With Andrew Friedman taking over as president of baseball operations and a more sabermetric-based front office in place, the Los Angeles Dodgers have been among the most aggressive teams in MLB this offseason. Aggressive, however, does not necessarily mean effective. There have been plenty of voices out there questioning just how necessary a significant retooling was, and it would appear that current pitcher Zack Greinke is among those voices.
When asked specifically about the offseason manuevering at Dodgers’ Fan Fest on Saturday, Greinke sounded unimpressed at best and underwhelmed to say the least.
“In the playoffs last year, I thought our team was the best team in baseball,” Greinke said on Saturday. “Obviously, we didn’t prove it. But I thought we were the best team in baseball. So, to say we’re better than that, I don’t know if you could say that.”

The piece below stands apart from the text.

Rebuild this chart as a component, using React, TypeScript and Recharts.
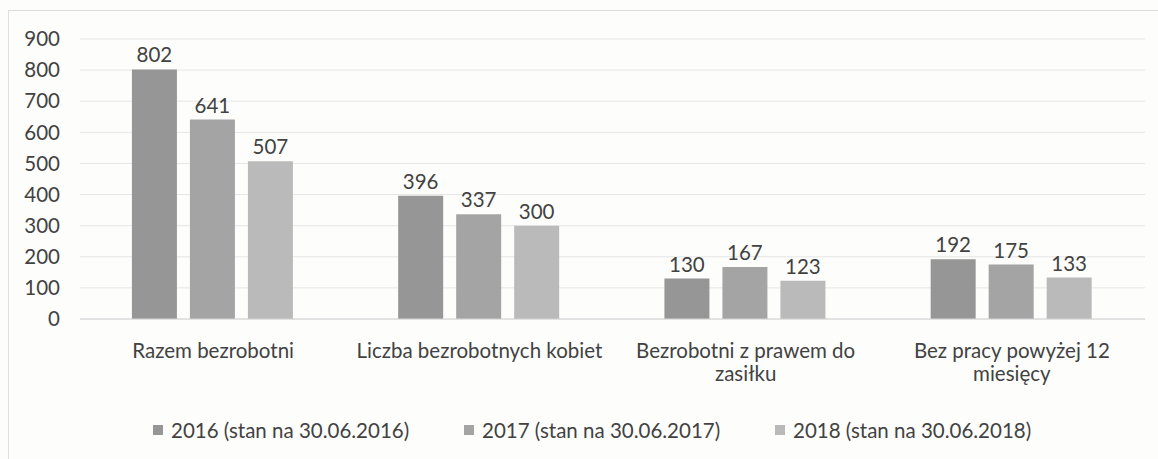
import { Bar, BarChart, CartesianGrid, LabelList, Legend, Text, XAxis, YAxis } from "recharts";

const categories = [
  "Razem bezrobotni",
  "Liczba bezrobotnych kobiet",
  "Bezrobotni z prawem do\nzasiłku",
  "Bez pracy powyżej 12\nmiesięcy"
];
const seriesNames = ["2016 (stan na 30.06.2016)", "2017 (stan na 30.06.2017)", "2018 (stan na 30.06.2018)"];
const values2016 = [802, 396, 130, 192];
const values2017 = [641, 337, 167, 175];
const values2018 = [507, 300, 123, 133];
const yTicks = [0, 100, 200, 300, 400, 500, 600, 700, 800, 900];

const colors = ["#969696", "#a4a4a4", "#bababa"];
const font = "Lato, 'Open Sans', sans-serif";
const textColor = "#424242";
const fontSize = 20.5;

const data = categories.map((name, i) => ({
  name,
  [seriesNames[0]]: values2016[i],
  [seriesNames[1]]: values2017[i],
  [seriesNames[2]]: values2018[i]
}));

function CategoryTick({ x, y, payload }: any) {
  const lines = String(payload.value).split("\n");
  return (
    <g>
      {lines.map((line, i) => (
        <Text
          key={i}
          x={x}
          y={y + 24 + i * 23}
          textAnchor="middle"
          verticalAnchor="middle"
          fontSize={fontSize}
          fontFamily={font}
          fill={textColor}
        >
          {line}
        </Text>
      ))}
    </g>
  );
}

function LegendContent({ payload }: any) {
  return (
    <div style={{ display: "flex", paddingLeft: 153, fontFamily: font, fontSize, color: textColor, lineHeight: "24px" }}>
      {(payload ?? []).map((item: any) => (
        <div key={item.value} style={{ width: 311, display: "flex", alignItems: "center" }}>
          <span style={{ width: 10, height: 10, background: item.color, marginRight: 8, display: "inline-block" }} />
          {item.value}
        </div>
      ))}
    </div>
  );
}

export default function App() {
  return (
    <div style={{ width: 1158, height: 459, background: "#fdfdfc", position: "relative", overflow: "hidden" }}>
      <style>{`body{margin:0}`}</style>
      <div
        style={{
          position: "absolute",
          left: 8,
          top: 10,
          width: 1200,
          height: 500,
          borderLeft: "1px solid #e0e0e0",
          borderTop: "1px solid #dcdcdc"
        }}
      />
      <BarChart
        width={1158}
        height={459}
        data={data}
        margin={{ top: 39, right: 13, bottom: 17, left: 0 }}
        barCategoryGap="19.5%"
        barGap={13}
      >
        <CartesianGrid stroke="#e6e6e6" vertical={false} />
        <XAxis
          dataKey="name"
          tick={<CategoryTick />}
          tickLine={false}
          axisLine={{ stroke: "#d4d4d4" }}
          height={99}
          interval={0}
        />
        <YAxis
          domain={[0, 900]}
          ticks={yTicks}
          width={80}
          tickLine={false}
          axisLine={false}
          tickMargin={14}
          tick={{ fontSize, fontFamily: font, fill: textColor }}
        />
        <Legend verticalAlign="bottom" height={24} content={<LegendContent />} />
        {seriesNames.map((s, i) => (
          <Bar key={s} dataKey={s} fill={colors[i]} isAnimationActive={false}>
            <LabelList
              dataKey={s}
              position="top"
              offset={7}
              style={{ fontSize, fontFamily: font, fill: textColor }}
            />
          </Bar>
        ))}
      </BarChart>
    </div>
  );
}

What we can say for sure is the Dodgers offseason has been a little crazy and a lot interesting. Gone are such names as Matt Kemp, Hanley Ramirez, Dee Gordon, Dan Haren, Brian Wilson, as well as Josh Beckett, who announced his retirement in November. Among those coming on board are Jimmy Rollins, Howie Kendrick, Brandon McCarthy and Brett Anderson. So we’re not talking about moves to address the periphery of the roster. There are multiple All-Stars involved, all of which are at different points in their careers, and all of which will have to blend in with their new teams.

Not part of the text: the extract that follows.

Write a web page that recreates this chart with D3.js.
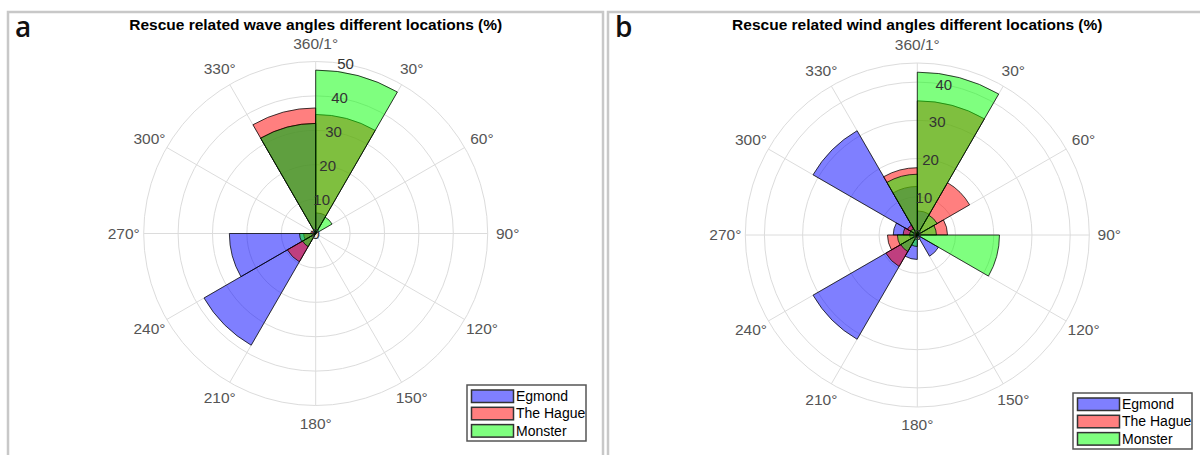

Count the latter among Greinke’s biggest concerns.
“When you change a team a lot, sometimes it takes a year, or a couple of months, to jell. It doesn’t matter if you bring in the greatest guys in the world. It takes a little time to get used to them.”

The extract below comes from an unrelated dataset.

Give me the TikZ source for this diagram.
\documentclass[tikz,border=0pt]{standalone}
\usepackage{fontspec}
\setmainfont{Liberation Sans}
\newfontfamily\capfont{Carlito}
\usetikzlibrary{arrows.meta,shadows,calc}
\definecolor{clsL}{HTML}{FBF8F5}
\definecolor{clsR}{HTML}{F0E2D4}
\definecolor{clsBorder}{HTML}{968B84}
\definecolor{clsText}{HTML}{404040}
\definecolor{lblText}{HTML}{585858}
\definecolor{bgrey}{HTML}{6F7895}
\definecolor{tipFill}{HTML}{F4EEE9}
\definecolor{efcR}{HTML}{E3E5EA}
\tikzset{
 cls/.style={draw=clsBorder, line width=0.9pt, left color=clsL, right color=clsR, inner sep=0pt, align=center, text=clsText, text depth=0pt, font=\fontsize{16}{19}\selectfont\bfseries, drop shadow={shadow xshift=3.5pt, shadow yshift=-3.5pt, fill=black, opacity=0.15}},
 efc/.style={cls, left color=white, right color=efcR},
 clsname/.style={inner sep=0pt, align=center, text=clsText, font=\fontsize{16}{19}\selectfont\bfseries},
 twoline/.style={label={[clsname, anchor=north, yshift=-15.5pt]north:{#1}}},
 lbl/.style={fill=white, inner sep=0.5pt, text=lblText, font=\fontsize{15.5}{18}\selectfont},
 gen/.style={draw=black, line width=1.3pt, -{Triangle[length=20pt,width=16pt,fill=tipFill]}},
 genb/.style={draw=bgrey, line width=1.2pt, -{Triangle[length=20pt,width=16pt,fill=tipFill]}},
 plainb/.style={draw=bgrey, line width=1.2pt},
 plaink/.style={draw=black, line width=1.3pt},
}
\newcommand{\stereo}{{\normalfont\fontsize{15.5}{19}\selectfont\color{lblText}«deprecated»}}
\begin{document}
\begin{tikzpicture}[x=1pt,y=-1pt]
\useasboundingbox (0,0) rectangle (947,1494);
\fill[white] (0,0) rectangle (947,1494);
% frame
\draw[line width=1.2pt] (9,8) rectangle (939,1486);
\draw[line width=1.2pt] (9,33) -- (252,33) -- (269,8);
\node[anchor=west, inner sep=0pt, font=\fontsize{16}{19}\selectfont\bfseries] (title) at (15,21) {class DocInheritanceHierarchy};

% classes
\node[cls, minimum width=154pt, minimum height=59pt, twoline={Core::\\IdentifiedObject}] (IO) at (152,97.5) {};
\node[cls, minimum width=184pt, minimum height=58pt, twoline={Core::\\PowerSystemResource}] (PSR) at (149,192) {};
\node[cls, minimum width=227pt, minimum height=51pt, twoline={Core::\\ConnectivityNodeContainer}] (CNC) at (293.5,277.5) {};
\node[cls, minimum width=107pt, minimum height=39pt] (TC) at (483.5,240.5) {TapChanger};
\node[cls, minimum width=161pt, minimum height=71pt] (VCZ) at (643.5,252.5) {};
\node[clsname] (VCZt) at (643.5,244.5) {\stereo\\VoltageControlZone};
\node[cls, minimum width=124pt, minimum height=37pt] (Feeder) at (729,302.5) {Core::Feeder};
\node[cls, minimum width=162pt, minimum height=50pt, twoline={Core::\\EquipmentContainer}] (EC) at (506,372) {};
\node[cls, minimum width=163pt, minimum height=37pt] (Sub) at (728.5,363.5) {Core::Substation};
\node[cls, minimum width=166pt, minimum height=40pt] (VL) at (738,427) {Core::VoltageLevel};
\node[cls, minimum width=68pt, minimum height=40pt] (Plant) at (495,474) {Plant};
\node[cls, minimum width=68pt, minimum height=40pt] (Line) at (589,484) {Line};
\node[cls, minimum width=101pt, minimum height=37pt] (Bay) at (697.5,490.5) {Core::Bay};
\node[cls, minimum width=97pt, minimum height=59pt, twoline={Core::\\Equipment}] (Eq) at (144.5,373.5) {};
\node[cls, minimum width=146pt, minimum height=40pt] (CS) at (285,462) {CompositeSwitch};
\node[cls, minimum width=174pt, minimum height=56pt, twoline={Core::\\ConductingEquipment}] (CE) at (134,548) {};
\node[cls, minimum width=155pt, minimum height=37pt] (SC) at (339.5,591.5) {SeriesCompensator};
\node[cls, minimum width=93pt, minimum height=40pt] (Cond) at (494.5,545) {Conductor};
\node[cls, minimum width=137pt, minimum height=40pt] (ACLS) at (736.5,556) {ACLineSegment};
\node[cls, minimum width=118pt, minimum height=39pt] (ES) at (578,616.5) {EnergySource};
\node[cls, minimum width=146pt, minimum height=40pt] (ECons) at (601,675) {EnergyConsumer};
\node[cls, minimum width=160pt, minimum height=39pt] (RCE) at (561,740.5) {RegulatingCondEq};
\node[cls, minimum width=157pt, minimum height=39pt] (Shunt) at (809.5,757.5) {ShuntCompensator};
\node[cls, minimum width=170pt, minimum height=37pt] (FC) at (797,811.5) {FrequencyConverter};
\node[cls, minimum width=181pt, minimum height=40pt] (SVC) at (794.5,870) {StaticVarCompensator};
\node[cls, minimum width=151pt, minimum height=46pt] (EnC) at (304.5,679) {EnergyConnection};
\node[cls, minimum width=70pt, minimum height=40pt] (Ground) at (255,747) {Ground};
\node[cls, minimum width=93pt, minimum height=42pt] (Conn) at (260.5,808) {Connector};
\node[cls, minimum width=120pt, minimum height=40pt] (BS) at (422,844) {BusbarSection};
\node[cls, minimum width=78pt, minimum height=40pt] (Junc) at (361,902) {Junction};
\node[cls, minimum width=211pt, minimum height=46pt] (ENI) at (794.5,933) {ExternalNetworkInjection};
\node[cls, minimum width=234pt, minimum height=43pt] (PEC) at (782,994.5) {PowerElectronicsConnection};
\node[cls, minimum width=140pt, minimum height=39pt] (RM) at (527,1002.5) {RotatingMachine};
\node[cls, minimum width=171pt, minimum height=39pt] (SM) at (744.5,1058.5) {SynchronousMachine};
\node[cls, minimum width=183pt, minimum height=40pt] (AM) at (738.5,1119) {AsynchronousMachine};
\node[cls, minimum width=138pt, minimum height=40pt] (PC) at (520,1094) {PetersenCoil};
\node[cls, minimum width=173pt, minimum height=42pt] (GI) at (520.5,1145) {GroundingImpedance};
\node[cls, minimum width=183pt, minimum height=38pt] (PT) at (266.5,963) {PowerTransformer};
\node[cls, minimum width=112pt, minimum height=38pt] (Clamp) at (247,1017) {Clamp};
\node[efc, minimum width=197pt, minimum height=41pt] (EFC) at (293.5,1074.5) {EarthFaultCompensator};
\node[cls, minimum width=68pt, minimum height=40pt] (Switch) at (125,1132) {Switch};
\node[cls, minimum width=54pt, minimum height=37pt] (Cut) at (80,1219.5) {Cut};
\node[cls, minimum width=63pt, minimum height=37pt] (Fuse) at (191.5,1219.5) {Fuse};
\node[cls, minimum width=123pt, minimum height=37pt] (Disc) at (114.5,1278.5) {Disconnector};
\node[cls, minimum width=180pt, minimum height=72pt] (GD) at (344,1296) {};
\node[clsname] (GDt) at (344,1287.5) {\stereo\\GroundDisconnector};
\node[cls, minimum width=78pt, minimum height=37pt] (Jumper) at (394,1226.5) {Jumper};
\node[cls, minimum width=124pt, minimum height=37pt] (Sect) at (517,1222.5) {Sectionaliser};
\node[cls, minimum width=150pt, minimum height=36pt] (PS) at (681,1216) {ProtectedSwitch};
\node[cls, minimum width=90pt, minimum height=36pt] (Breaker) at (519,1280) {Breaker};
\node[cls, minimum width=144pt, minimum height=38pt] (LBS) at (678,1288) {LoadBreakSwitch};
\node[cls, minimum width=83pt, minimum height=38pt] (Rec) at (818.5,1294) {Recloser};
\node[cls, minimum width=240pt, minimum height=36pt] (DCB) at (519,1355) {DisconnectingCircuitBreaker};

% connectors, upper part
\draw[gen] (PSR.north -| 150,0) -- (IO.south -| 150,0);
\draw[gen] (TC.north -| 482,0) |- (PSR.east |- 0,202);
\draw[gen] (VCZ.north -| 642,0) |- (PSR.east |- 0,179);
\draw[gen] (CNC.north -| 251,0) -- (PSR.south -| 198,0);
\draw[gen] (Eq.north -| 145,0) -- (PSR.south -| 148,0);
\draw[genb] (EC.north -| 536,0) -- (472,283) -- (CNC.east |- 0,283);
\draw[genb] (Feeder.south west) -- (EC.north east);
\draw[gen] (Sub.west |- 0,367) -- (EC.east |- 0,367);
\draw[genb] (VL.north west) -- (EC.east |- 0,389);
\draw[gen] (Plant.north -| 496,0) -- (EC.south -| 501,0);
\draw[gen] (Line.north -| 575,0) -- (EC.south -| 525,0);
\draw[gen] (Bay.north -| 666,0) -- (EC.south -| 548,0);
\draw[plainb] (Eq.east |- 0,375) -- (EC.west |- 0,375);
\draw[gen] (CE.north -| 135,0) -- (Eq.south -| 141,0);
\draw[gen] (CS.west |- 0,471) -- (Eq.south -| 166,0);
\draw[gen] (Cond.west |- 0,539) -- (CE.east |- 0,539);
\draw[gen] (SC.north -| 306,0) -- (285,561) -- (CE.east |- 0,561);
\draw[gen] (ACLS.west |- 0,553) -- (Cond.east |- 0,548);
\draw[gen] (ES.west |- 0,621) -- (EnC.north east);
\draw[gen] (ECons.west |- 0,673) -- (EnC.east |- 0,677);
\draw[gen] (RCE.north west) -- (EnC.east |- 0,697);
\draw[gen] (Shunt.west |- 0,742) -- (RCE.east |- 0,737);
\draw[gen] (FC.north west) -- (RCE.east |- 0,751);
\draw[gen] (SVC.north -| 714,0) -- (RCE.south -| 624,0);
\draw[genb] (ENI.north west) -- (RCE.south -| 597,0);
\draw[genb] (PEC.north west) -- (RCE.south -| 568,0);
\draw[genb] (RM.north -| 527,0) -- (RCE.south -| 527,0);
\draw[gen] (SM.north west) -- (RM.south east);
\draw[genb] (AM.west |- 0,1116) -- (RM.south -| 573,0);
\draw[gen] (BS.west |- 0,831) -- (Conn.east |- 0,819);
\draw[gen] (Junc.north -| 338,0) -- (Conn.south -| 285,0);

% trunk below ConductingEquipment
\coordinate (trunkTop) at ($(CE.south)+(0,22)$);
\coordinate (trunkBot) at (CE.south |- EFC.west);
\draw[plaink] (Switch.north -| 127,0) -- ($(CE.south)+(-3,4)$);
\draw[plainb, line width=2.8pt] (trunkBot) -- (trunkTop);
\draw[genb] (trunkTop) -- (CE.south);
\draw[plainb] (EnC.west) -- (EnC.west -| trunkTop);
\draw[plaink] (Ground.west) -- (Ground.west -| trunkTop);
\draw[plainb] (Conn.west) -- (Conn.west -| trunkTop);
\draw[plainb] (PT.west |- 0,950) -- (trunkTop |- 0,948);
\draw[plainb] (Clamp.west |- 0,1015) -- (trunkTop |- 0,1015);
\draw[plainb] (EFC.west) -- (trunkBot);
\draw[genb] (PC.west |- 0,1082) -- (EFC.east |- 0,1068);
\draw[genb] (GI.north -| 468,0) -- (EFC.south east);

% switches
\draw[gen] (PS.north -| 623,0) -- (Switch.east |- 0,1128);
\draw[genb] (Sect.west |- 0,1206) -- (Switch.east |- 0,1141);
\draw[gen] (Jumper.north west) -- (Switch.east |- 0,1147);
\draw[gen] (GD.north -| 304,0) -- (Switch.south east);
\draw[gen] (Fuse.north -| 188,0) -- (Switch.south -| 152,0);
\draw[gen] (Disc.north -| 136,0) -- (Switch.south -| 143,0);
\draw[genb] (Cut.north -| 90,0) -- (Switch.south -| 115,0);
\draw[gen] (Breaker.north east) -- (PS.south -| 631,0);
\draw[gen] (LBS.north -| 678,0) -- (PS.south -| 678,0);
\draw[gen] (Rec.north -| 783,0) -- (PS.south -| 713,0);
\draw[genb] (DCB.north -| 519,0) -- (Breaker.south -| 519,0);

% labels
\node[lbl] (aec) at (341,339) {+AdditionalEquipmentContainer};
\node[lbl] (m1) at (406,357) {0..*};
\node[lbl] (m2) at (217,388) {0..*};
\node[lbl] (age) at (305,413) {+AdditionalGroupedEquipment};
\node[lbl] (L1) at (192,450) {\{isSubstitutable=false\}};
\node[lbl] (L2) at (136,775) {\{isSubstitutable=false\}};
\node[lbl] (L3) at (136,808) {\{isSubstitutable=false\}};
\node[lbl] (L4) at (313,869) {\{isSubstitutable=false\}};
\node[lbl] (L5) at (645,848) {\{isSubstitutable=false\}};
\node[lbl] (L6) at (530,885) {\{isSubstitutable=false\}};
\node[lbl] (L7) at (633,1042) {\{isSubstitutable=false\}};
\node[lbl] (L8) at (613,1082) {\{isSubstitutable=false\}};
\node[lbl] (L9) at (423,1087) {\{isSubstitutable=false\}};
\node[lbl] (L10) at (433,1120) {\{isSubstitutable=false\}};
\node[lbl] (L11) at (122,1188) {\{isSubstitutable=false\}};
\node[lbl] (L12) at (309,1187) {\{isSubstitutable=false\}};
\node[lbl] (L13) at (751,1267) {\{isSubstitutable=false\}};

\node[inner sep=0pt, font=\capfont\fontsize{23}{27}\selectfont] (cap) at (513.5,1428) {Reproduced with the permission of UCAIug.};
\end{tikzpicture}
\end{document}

Granted, some of this could be Greinke being Greinke. He’s a difficult guy to please sometimes and an even tougher guy to read pretty much all of the time. But he did at least back it up with interesting points concerning team chemistry, which has been a talking point for Friedman.
“I don’t think we got rid of anyone that was an issue in our clubhouse,” Greinke said. “I wouldn’t say everyone got along with everyone that is gone, but I would say there was definitely more positives than negatives with everyone that we got rid of.
“If you bring in a super clubhouse guy, that’s a positive. I don’t know the guys we brought in enough to know that we brought in some amazing person.”
Maybe he just doesn’t like meeting new people.
In another notable excerpt, Greinke, who turned 31 in October, says he’s not yet sure whether he’ll opt out of his contract after the season and become a free agent. If he does opt out, he’ll forgo the final three years and $71 million on his current deal. It seems like he’d have to be really good this season or awfully unhappy afterward to consider such a decision. One or both are enitrely possible, but the beauty of Greinke is that he’ll likely keep us guessing the entire time.